Today, we meet the above through three local functions in the MediaWiki\ResourceLoader\WikiModule class: fetchTitleInfo, invalidateModuleCache, and preloadTitleInfo.

Problem

The implementation has been stable with largely no defect or need to change since 2015. Recently, in adopting Domain Events within MediaWiki core, we found that ResourceLoader consumes one hook that would need to adopt Domain Events. This is fine, but it made me take a new look at this subsystem.

It seems to me that we might not need this subsystem anymore, because MediaWiki core nowadays provides the LinkCache service which keeps track of the same information already, in a way that is much more dependency-free. It works quite differently than our implemetnation, so it's not obvious that it can definitely fit our needs, but it seems worth exploring. If succesful, it would allow us to remove this dependency and with it a significant number of indirect dependencies and coupling between ResourceLoader and other MediaWiki core components.

See also:

Event Timeline

Restricted Application added a subscriber: Aklapper. · View Herald Transcript
Krinkle updated the task description. (Show Details)

Change #1132095 had a related patch set uploaded (by Krinkle; author: Krinkle):

[mediawiki/core@master] ResourceLoader: Test for WikiModule titleinfo cache and purge

https://gerrit.wikimedia.org/r/1132095

Change #1132141 had a related patch set uploaded (by Krinkle; author: Krinkle):

[mediawiki/core@master] LinkCache: Improve high-level docs

https://gerrit.wikimedia.org/r/1132141

Hokwelum changed the task status from Open to In Progress.Jun 23 2025, 1:33 PM

Change #1132095 merged by jenkins-bot:

[mediawiki/core@master] ResourceLoader: Test for WikiModule titleinfo cache and purge

https://gerrit.wikimedia.org/r/1132095

Krinkle triaged this task as Medium priority.Jul 18 2025, 1:06 AM

Change #1170451 had a related patch set uploaded (by Krinkle; author: Krinkle):

[mediawiki/core@master] page: Move LinkCache from includes/cache/ to includes/page

https://gerrit.wikimedia.org/r/1170451

Change #1132141 merged by jenkins-bot:

[mediawiki/core@master] LinkCache: Improve high-level docs

https://gerrit.wikimedia.org/r/1132141

Update @Krinkle;

This is what I'm experiencing:

When I populate the cache with linkbatch->execute()
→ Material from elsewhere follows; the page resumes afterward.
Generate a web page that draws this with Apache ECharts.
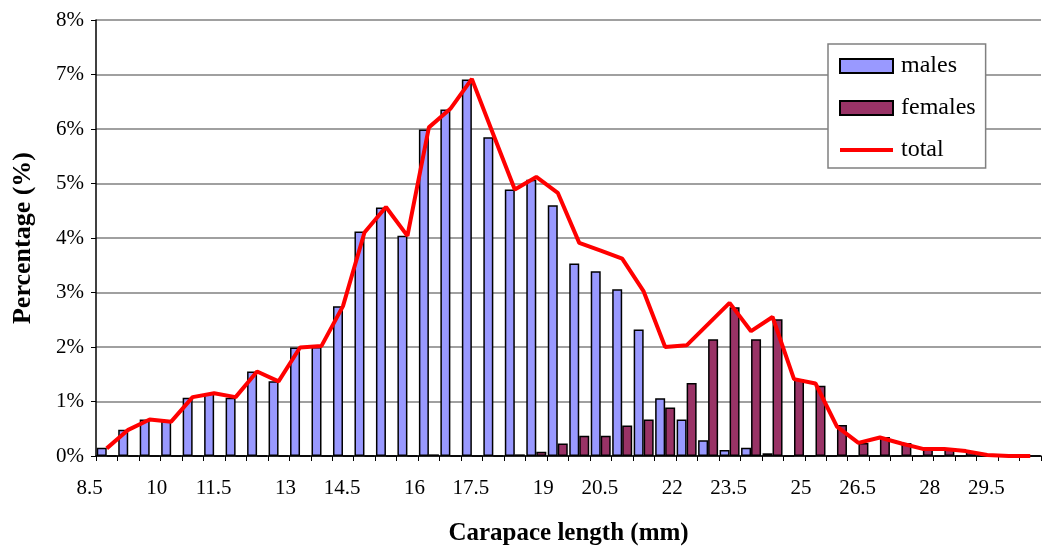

It always does $this->doQuery(); I don't want this, I want it to try to fetch from the cache first before running the query.

If I use PageStore::getPageForLink, it tries to get from the cache, and if not there, it fetches, but it doesn’t do this for a batch. It will run the query again for all pages not in the cache. So if this was 1000, it will do 1000 queries for each of those.

LinkaCache:addLinkObj is deprecated, and PageStore::getPageForLink is what we should use now.

Hannah I discussed this in a meeting, but I'll summarise it here as well.

This is what I'm experiencing:

When I populate the cache with linkbatch->execute()

It always does $this->doQuery(); I don't want this, I want it to try to fetch from the cache first before running the query.

This surprised me but is indeed how it works. It turns out that the main use cases we have today for LinkCache (per docs, this is 1: page titles such from Parser and Skin, and 2: template and message key lookups from the Parser and MessageBlobStore) fall into two buckets that interestingly have never needed a batch with caching.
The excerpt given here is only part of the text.